The longer the president has been in office, the less support he's drawn from Beehive State residents.
In 2009, some 48 percent of Utah adults surveyed by Gallup backed the president's job performance, a number that slid to 34 percent just a year later. In 2011, Obama earned only 29 percent of support from Utahns. His 2012 mark of 26 percent is the lowest Obama has received in any state during his presidency.
Kelly Patterson, a Brigham Young University political scientist, says a few factors contribute to Obama's drop in support in Utah. First, more people are politically engaged as the election gets closer, and in a Republican state like Utah that usually results in a drop in support for a Democratic president. On top of that, the nation's persistent economic woes have hurt Obama. And the kicker is that Obama is running against Republican presidential candidate Mitt Romney, a Mormon with deep ties to the state that include leading the 2002 Winter Olympics.
"Many will think you can't approve of the president and still vote for Governor Romney," said Patterson. "That's just an added dimension that is going to push them away from any sort of approval for what the president does."
Or as Kirk Jowers, a Republican who runs the University of Utah's Hinckley Institute of Politics and is an adviser to the Romney campaign, puts it: "It sounds like 26 percent had very low expectations or were not in Utah when Romney ran the Olympics."
Utah Democratic Chairman Jim Dabakis believes the president's dismal approval rating in Utah can be attributed almost exclusively to the Romney factor.
"He's part of the tribe for many Utahns," he said. "There are a lot of things that Utahns appreciate about President Obama, but hey, this is the home team here.
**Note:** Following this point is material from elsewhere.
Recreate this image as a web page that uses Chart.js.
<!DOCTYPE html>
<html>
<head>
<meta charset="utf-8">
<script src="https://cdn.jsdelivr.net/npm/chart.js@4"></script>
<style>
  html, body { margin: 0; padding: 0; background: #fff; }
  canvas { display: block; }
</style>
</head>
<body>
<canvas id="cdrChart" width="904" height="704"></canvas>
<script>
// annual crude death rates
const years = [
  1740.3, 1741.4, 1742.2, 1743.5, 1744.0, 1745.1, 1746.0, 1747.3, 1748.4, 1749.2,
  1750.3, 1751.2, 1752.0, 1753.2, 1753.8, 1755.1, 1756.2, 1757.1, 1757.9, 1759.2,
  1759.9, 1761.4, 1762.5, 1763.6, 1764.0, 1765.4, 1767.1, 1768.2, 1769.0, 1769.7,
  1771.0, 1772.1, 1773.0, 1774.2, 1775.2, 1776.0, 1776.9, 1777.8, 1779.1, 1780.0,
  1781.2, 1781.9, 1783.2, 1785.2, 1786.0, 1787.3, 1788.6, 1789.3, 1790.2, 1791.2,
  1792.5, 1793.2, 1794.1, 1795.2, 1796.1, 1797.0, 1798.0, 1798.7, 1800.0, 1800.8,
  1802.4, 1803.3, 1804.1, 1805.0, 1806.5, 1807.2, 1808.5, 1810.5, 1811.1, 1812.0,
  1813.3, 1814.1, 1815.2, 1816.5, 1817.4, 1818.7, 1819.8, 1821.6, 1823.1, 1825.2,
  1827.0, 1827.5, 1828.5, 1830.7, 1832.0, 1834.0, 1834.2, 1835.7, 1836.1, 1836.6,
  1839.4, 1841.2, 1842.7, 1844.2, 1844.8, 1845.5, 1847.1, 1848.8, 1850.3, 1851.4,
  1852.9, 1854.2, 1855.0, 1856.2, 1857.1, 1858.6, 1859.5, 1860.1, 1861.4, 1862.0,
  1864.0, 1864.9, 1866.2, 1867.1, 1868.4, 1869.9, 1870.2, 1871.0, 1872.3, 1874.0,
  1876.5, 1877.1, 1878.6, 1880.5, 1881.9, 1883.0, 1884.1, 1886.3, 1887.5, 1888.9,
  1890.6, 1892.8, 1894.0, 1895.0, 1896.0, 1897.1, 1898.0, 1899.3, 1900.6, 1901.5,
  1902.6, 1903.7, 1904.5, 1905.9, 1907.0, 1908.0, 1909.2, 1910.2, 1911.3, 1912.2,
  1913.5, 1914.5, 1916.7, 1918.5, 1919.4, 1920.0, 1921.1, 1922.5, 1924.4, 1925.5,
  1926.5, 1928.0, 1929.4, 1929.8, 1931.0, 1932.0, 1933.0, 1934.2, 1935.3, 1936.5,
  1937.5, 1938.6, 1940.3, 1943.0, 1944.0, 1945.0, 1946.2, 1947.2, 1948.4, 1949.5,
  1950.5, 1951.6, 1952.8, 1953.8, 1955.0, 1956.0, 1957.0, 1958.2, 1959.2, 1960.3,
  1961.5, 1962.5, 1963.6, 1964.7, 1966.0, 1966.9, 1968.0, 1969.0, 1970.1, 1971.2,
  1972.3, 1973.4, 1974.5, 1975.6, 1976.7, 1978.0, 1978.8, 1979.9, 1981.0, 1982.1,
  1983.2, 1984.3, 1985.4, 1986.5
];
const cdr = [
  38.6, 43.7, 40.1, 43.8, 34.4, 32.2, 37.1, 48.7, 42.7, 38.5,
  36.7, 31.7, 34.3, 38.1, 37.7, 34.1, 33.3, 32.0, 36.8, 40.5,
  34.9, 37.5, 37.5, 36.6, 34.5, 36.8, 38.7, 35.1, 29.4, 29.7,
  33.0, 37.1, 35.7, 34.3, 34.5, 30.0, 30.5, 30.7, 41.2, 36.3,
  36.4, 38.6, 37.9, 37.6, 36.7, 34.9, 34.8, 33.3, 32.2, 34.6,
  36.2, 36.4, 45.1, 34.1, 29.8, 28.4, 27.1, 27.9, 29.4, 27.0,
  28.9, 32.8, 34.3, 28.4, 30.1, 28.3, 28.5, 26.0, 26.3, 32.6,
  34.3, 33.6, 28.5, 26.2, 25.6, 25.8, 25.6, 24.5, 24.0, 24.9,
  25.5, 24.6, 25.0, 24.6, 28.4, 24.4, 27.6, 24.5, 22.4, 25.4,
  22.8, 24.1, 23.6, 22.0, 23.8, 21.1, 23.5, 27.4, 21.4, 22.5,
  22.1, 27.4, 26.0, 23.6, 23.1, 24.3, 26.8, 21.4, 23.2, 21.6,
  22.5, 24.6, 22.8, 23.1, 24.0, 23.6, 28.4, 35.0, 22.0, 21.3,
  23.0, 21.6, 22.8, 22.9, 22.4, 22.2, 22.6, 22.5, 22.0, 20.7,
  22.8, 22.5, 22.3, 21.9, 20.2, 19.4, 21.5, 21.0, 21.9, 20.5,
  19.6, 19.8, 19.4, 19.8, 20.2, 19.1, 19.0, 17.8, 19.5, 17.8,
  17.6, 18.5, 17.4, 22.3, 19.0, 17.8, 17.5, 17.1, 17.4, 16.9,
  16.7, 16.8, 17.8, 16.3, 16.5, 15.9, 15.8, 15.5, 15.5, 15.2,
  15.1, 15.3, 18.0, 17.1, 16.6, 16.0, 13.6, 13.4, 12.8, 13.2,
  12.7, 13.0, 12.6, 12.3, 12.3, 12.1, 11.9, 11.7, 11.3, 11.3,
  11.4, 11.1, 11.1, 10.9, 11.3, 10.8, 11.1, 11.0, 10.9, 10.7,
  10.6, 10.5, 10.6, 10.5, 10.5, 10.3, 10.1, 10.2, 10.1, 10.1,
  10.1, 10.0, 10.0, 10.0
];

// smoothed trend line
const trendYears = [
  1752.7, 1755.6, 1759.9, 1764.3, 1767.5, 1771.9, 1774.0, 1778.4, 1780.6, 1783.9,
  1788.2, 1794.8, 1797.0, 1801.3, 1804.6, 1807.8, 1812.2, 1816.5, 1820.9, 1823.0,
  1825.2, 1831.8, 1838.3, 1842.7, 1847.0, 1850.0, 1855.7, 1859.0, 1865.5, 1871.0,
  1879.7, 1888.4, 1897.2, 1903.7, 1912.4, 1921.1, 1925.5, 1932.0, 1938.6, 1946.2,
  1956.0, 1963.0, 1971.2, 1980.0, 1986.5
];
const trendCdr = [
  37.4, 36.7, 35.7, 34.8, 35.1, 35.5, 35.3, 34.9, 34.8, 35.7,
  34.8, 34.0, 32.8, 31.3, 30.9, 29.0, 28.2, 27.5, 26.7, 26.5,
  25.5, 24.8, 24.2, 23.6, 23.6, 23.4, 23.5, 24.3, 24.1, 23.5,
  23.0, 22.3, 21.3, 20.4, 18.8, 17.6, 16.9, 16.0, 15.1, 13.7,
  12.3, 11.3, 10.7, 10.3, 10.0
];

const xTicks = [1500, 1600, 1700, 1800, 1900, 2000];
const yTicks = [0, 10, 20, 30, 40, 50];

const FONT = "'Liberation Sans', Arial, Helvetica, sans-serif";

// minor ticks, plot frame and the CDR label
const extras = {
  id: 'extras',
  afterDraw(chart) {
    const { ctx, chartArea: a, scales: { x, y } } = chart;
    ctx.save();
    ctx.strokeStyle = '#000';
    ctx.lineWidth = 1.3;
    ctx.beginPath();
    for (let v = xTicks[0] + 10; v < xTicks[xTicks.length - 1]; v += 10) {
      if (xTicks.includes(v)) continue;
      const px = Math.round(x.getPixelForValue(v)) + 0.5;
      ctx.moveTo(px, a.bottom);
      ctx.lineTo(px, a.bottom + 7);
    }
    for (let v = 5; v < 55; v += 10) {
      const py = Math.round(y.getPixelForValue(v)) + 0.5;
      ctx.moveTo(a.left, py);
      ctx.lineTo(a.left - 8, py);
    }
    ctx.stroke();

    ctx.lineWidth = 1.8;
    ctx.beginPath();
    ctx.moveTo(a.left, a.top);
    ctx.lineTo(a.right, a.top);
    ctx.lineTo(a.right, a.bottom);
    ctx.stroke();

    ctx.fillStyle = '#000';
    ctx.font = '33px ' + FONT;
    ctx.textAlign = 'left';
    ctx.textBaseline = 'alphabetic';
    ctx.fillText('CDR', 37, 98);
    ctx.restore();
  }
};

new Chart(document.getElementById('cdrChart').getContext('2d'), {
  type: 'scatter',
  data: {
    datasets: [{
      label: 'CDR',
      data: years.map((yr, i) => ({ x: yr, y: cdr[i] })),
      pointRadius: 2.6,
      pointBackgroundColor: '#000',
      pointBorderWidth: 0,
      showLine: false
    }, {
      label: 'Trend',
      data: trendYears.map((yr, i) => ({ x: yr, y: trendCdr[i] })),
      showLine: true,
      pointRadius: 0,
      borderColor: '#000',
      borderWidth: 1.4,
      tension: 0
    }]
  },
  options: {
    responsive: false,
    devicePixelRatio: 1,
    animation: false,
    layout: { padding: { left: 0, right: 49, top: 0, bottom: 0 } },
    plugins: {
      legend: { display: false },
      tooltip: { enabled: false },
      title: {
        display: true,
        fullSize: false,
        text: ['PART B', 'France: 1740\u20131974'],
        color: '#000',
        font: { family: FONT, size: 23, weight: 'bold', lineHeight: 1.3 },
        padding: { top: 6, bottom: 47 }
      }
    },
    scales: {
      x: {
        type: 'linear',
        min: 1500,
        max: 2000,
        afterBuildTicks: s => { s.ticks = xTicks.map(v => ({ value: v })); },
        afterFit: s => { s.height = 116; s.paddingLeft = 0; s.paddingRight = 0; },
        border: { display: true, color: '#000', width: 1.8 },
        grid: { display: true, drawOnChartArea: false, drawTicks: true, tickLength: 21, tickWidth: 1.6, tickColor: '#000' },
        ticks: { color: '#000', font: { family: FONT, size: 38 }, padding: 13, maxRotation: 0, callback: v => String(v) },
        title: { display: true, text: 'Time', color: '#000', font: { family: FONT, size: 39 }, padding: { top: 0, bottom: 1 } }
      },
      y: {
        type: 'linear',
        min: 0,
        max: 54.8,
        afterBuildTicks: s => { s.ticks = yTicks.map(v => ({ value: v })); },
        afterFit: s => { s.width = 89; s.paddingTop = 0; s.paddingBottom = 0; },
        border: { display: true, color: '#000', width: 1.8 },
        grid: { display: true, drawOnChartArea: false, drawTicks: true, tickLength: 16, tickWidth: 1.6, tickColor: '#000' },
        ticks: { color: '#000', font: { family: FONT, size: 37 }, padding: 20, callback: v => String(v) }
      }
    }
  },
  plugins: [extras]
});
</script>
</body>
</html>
It's Mitt Romney."
In 2008, Obama narrowly won Salt Lake County and claimed 34 percent of the statewide vote, while Republican candidate Sen. John McCain received 63 percent.
With Romney's high popularity, in part from his successful leadership of the 2002 Winter Games, it's likely that Obama will lose in Utah by a much larger percentage this year.
Dabakis downplays any impact that might have on Democrats running in other races, such as Rep. Jim Matheson, who is trying to win a seventh term in the new 4th Congressional District, and state Sen. Ben McAdams, who is running for Salt Lake County mayor.
"Utahns are very independent-minded, and I suspect whatever button they push at the top of the ticket, they will look down the ballot, going person and person," he said.
Patterson said Matheson and McAdams are seasoned politicians, but there is no way to deny "they'll be sailing into a headwind."
Thomas Wright, chairman of the Utah Republican Party, said candidates like Matheson, who have said they will vote for Obama, "are going to struggle to explain that to voters in Utah."
"I think the reason [the president's] approval rating is so low is that Utahns are conservative," he said. "They've seen what good Republican governance can do."
Gallup surveyed 90,766 adults in all 50 states and the nation's capital as part of its tracking poll. The margin of error for individual states is no greater than plus or minus 8 percent, Gallup says, and is around plus or minus 3 percent for most states. The survey included 1,118 adults in Utah, for an error margin of 4 percent.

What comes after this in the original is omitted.